##### Collected material #####

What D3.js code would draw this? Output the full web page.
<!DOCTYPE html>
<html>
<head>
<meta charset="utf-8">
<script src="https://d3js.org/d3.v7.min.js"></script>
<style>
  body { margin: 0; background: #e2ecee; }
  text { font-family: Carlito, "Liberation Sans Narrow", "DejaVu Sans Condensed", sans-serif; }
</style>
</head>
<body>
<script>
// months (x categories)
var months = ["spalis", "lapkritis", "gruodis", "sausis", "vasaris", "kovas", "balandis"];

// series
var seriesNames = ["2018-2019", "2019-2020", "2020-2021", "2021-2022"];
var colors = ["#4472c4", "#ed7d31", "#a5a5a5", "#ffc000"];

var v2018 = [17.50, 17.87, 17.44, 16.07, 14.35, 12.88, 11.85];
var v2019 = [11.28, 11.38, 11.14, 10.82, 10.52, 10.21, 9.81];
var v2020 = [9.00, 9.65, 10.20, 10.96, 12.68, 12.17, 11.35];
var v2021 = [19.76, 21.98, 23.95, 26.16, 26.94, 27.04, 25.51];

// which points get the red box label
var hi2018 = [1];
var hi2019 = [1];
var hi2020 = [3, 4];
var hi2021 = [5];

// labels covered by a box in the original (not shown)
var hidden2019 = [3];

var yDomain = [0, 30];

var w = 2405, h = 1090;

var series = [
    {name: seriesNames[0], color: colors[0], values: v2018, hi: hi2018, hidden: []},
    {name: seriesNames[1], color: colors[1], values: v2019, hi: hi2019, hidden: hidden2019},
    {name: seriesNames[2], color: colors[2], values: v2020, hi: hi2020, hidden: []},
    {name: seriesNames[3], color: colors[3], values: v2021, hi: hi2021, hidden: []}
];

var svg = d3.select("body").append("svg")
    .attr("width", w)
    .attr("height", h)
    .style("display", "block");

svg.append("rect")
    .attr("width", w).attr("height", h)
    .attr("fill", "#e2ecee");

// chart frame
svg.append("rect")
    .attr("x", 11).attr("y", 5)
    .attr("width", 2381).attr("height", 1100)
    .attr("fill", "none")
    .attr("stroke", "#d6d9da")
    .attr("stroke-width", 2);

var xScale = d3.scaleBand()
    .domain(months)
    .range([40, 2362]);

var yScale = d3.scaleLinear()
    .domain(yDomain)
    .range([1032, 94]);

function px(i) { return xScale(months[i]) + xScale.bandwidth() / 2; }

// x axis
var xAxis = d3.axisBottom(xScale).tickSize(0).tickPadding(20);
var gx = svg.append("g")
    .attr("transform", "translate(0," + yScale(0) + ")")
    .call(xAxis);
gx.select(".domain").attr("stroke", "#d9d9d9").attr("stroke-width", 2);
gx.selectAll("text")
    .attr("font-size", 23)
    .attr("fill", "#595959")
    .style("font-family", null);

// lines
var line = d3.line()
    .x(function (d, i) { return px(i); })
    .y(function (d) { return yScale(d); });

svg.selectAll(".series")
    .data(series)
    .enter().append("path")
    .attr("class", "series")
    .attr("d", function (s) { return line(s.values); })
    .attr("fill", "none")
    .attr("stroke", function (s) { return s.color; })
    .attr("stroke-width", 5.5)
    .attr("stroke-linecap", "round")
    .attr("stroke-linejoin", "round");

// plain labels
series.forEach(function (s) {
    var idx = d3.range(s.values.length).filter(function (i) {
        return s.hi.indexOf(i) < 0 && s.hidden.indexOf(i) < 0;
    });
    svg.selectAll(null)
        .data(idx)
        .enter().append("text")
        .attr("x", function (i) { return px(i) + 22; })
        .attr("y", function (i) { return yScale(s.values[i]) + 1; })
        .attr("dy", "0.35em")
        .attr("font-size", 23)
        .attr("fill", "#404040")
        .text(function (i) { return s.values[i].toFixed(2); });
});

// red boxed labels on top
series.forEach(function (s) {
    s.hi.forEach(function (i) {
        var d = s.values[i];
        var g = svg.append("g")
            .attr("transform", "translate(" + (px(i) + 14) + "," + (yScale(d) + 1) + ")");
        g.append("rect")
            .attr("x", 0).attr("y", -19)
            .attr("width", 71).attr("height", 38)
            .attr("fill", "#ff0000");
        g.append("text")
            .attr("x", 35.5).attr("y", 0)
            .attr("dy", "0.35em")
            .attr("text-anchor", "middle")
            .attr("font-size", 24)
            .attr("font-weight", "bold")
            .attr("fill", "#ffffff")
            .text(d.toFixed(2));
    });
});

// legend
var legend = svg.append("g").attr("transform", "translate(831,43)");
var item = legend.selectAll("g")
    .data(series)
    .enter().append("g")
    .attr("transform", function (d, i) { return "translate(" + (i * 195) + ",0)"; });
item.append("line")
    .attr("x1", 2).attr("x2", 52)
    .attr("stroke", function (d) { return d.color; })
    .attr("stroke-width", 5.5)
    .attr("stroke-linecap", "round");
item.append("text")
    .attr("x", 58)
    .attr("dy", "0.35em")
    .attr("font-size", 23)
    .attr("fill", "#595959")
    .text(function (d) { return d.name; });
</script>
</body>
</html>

#####

What the task requires.
Looking at the material above, please copy exactly every line from its first line through the line containing "var v2021 = [19.76, 21.98, 23.95, 26.16, 26.94, 27.04, 25.51];", with both ends included and nothing else.

Correct output.
What D3.js code would draw this? Output the full web page.
<!DOCTYPE html>
<html>
<head>
<meta charset="utf-8">
<script src="https://d3js.org/d3.v7.min.js"></script>
<style>
  body { margin: 0; background: #e2ecee; }
  text { font-family: Carlito, "Liberation Sans Narrow", "DejaVu Sans Condensed", sans-serif; }
</style>
</head>
<body>
<script>
// months (x categories)
var months = ["spalis", "lapkritis", "gruodis", "sausis", "vasaris", "kovas", "balandis"];

// series
var seriesNames = ["2018-2019", "2019-2020", "2020-2021", "2021-2022"];
var colors = ["#4472c4", "#ed7d31", "#a5a5a5", "#ffc000"];

var v2018 = [17.50, 17.87, 17.44, 16.07, 14.35, 12.88, 11.85];
var v2019 = [11.28, 11.38, 11.14, 10.82, 10.52, 10.21, 9.81];
var v2020 = [9.00, 9.65, 10.20, 10.96, 12.68, 12.17, 11.35];
var v2021 = [19.76, 21.98, 23.95, 26.16, 26.94, 27.04, 25.51];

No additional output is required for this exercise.